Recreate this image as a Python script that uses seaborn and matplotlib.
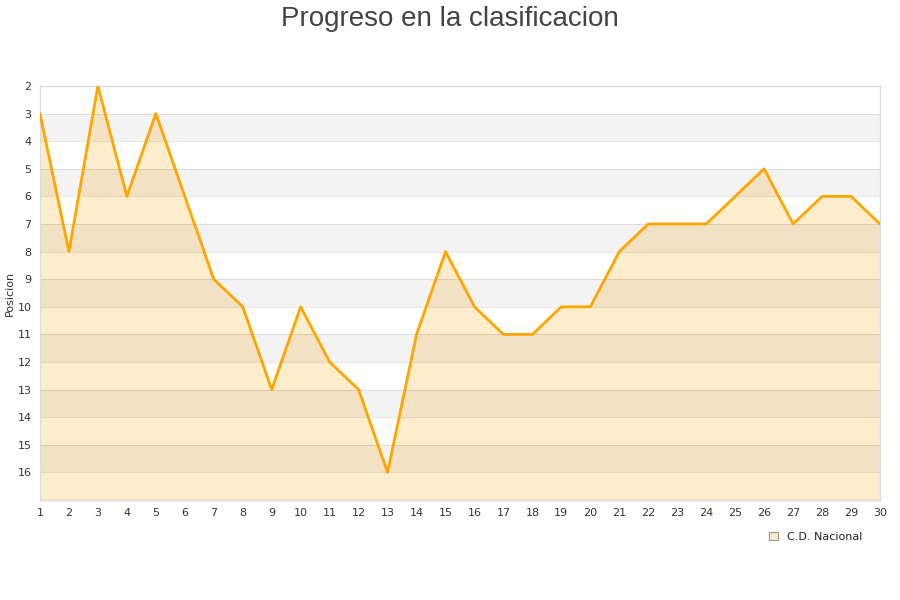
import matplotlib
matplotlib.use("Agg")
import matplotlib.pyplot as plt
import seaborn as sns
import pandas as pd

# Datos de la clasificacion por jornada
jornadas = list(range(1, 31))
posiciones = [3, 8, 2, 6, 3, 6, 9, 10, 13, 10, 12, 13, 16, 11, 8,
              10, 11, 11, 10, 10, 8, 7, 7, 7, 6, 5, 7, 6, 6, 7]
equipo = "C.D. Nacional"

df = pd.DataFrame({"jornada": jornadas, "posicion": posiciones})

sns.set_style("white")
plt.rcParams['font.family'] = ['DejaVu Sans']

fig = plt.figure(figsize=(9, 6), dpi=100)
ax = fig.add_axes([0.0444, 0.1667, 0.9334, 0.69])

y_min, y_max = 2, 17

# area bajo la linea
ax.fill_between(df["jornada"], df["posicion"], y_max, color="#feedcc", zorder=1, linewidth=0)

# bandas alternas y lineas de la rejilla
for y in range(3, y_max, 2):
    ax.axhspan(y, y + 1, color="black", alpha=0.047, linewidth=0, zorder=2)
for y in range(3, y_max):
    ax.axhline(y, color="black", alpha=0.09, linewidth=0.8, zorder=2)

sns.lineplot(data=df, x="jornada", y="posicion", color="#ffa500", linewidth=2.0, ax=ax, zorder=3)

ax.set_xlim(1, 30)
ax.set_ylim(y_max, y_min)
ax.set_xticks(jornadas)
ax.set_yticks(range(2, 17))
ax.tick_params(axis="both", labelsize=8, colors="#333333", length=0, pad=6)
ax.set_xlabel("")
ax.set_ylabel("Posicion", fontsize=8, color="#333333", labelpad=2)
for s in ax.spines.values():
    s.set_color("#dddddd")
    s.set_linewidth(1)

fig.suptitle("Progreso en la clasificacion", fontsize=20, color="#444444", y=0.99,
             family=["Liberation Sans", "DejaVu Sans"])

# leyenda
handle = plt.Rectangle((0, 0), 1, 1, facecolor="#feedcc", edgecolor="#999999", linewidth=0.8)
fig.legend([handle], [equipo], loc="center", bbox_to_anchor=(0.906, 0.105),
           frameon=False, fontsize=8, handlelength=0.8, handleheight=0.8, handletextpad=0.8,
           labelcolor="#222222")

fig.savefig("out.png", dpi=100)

- - -

Write out each line of the listing above, exactly, from its first line to the line holding "s.set_linewidth(1)", inclusive. Skip the pictures.

• [Result below]:
Recreate this image as a Python script that uses seaborn and matplotlib.
import matplotlib
matplotlib.use("Agg")
import matplotlib.pyplot as plt
import seaborn as sns
import pandas as pd

# Datos de la clasificacion por jornada
jornadas = list(range(1, 31))
posiciones = [3, 8, 2, 6, 3, 6, 9, 10, 13, 10, 12, 13, 16, 11, 8,
              10, 11, 11, 10, 10, 8, 7, 7, 7, 6, 5, 7, 6, 6, 7]
equipo = "C.D. Nacional"

df = pd.DataFrame({"jornada": jornadas, "posicion": posiciones})

sns.set_style("white")
plt.rcParams['font.family'] = ['DejaVu Sans']

fig = plt.figure(figsize=(9, 6), dpi=100)
ax = fig.add_axes([0.0444, 0.1667, 0.9334, 0.69])

y_min, y_max = 2, 17

# area bajo la linea
ax.fill_between(df["jornada"], df["posicion"], y_max, color="#feedcc", zorder=1, linewidth=0)

# bandas alternas y lineas de la rejilla
for y in range(3, y_max, 2):
    ax.axhspan(y, y + 1, color="black", alpha=0.047, linewidth=0, zorder=2)
for y in range(3, y_max):
    ax.axhline(y, color="black", alpha=0.09, linewidth=0.8, zorder=2)

sns.lineplot(data=df, x="jornada", y="posicion", color="#ffa500", linewidth=2.0, ax=ax, zorder=3)

ax.set_xlim(1, 30)
ax.set_ylim(y_max, y_min)
ax.set_xticks(jornadas)
ax.set_yticks(range(2, 17))
ax.tick_params(axis="both", labelsize=8, colors="#333333", length=0, pad=6)
ax.set_xlabel("")
ax.set_ylabel("Posicion", fontsize=8, color="#333333", labelpad=2)
for s in ax.spines.values():
    s.set_color("#dddddd")
    s.set_linewidth(1)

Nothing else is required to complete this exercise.